This week, GeNO LLC, Cocoa, Fla, submitted an Investigational New Drug (IND) application to the US Food and Drug Administration (FDA) for the GeNO NITROsyl™ (Inhaled Nitric Oxide) System for the treatment of pulmonary hypertension in patients with pulmonary arterial hypertension (PAH) and in patients with pulmonary hypertension secondary to idiopathic pulmonary fibrosis (PH-IPF).
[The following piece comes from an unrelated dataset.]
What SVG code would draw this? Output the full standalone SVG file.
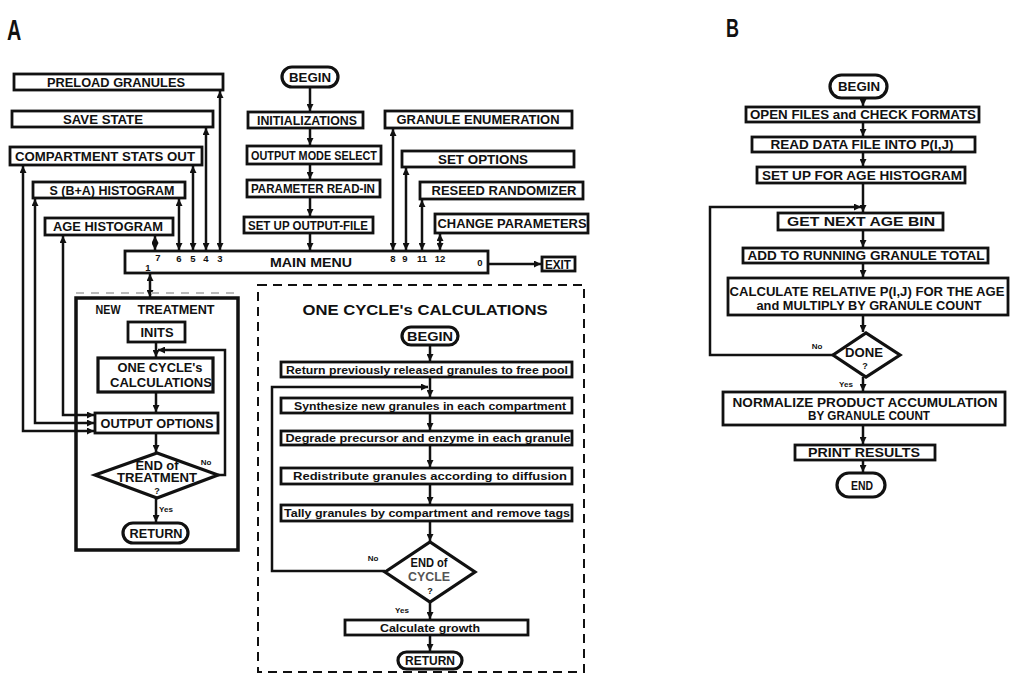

If accepted, the IND will allow GeNO to begin a Phase 2 dose escalation study in which both patient populations will receive up to a maximum of 80 ppm NO delivered for up to 150 minutes with its stand-alone NITROsyl platform.
In contrast to PAH, no medications are currently approved for treatment of PH-IPF. According to the company, there is significant unmet medical need in this patient population for a potent and selective pulmonary vasodilator that can reduce pulmonary arterial pressure (PAP) and pulmonary vascular resistance (PVR) and improve oxygenation.
Following the dose escalation study, GeNO plans to study these two populations for 12 weeks in a multicenter, randomized, double-blind, placebo-controlled study using the NITROsyl platform, which will allow for 24-7 inhalation of nitric oxide by means of a nasal cannula. The ambulatory platform uses no gas bottles and instead uses liquid nitrogen dioxide, which is then vaporized and reduced to NO prior to inhalation.
“While IPF and PAH are different, we plan to focus on the one common feature, namely the pulmonary hypertension, which is a determinant of survival and at least an element or cause of symptoms. Part of the rationale in fact, is built on this point: there are no treatments for IPF, so we have decided to focus on the main consequences of IPF that is potentially treatable and that contributes to symptoms and survival,” said Lewis J. Rubin, MD, emeritus professor of medicine and emeritus director of pulmonary and critical care at the University of California at San Diego School of Medicine and a medical advisor to GeNO. “The Phase 2 program will allow us to assess whether inhaled NO improves PH in both populations, whether there are safety concerns in either group, and whether the profile of effect is common. Thus, this is the first study to evaluate and compare the effects of a treatment in two distinct forms of PH, although they share a common rationale.”